Retype the data exactly, from its first line to the line containing "linewidth=1.0, zorder=1, clip_on=False)", including both, and skip any picture.
++++++++++++++++++++
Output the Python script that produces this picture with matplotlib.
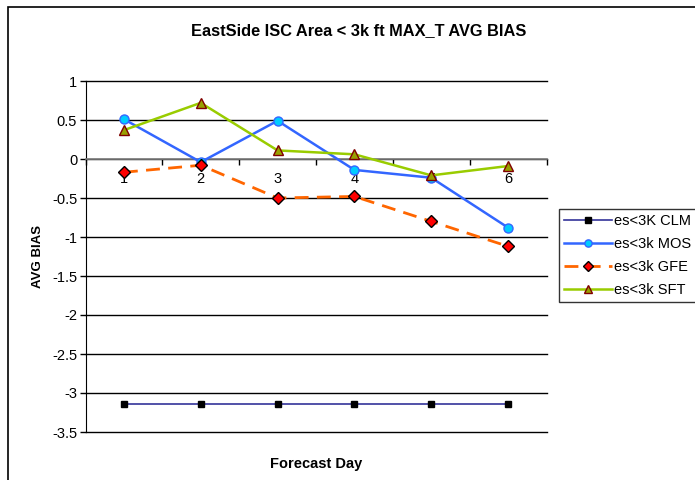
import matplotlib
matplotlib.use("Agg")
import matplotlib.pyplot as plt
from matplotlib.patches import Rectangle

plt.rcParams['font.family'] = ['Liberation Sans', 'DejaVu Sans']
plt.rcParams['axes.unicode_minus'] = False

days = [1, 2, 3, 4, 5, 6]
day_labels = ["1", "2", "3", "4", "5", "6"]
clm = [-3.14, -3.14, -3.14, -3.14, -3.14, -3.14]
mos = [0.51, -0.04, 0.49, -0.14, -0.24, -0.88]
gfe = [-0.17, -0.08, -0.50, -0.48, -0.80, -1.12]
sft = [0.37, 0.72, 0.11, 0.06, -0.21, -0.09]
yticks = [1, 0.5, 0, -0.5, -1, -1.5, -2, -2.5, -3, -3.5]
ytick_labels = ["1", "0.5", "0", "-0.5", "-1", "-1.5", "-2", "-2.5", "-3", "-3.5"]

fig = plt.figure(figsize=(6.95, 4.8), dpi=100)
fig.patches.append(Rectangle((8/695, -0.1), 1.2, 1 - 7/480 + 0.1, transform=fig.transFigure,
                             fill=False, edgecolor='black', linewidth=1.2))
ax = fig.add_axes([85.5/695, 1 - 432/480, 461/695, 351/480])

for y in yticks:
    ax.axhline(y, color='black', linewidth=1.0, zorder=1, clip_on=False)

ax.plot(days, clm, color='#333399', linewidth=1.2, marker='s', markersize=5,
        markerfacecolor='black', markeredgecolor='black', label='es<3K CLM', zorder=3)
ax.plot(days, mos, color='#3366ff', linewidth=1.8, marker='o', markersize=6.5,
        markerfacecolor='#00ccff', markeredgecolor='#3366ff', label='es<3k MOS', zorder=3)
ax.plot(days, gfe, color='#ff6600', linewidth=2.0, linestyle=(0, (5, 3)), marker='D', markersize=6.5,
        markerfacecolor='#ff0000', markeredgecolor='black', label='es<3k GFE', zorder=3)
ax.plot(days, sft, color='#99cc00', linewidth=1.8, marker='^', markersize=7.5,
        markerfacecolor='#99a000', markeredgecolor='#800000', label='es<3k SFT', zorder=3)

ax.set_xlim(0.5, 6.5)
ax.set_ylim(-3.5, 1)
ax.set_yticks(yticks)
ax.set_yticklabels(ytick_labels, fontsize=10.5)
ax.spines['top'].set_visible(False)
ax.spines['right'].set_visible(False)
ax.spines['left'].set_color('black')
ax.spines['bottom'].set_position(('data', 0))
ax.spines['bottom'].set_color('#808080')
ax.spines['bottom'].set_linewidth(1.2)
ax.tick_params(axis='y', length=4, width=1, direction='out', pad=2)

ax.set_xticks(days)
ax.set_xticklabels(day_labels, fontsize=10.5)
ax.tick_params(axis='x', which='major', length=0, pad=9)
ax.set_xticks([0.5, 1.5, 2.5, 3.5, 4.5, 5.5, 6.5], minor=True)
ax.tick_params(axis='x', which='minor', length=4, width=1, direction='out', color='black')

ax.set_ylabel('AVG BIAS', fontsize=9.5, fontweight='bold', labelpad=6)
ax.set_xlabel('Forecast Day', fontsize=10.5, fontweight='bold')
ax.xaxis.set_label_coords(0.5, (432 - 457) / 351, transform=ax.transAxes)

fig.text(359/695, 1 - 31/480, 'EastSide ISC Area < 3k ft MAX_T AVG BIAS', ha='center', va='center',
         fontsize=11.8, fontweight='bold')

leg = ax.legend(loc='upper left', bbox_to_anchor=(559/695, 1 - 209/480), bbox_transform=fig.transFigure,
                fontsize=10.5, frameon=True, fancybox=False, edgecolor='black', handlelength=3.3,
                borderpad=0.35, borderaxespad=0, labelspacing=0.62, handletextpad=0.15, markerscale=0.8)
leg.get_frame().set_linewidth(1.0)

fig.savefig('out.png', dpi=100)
++++++++++++++++++++
#### The response:
Output the Python script that produces this picture with matplotlib.
import matplotlib
matplotlib.use("Agg")
import matplotlib.pyplot as plt
from matplotlib.patches import Rectangle

plt.rcParams['font.family'] = ['Liberation Sans', 'DejaVu Sans']
plt.rcParams['axes.unicode_minus'] = False

days = [1, 2, 3, 4, 5, 6]
day_labels = ["1", "2", "3", "4", "5", "6"]
clm = [-3.14, -3.14, -3.14, -3.14, -3.14, -3.14]
mos = [0.51, -0.04, 0.49, -0.14, -0.24, -0.88]
gfe = [-0.17, -0.08, -0.50, -0.48, -0.80, -1.12]
sft = [0.37, 0.72, 0.11, 0.06, -0.21, -0.09]
yticks = [1, 0.5, 0, -0.5, -1, -1.5, -2, -2.5, -3, -3.5]
ytick_labels = ["1", "0.5", "0", "-0.5", "-1", "-1.5", "-2", "-2.5", "-3", "-3.5"]

fig = plt.figure(figsize=(6.95, 4.8), dpi=100)
fig.patches.append(Rectangle((8/695, -0.1), 1.2, 1 - 7/480 + 0.1, transform=fig.transFigure,
                             fill=False, edgecolor='black', linewidth=1.2))
ax = fig.add_axes([85.5/695, 1 - 432/480, 461/695, 351/480])

for y in yticks:
    ax.axhline(y, color='black', linewidth=1.0, zorder=1, clip_on=False)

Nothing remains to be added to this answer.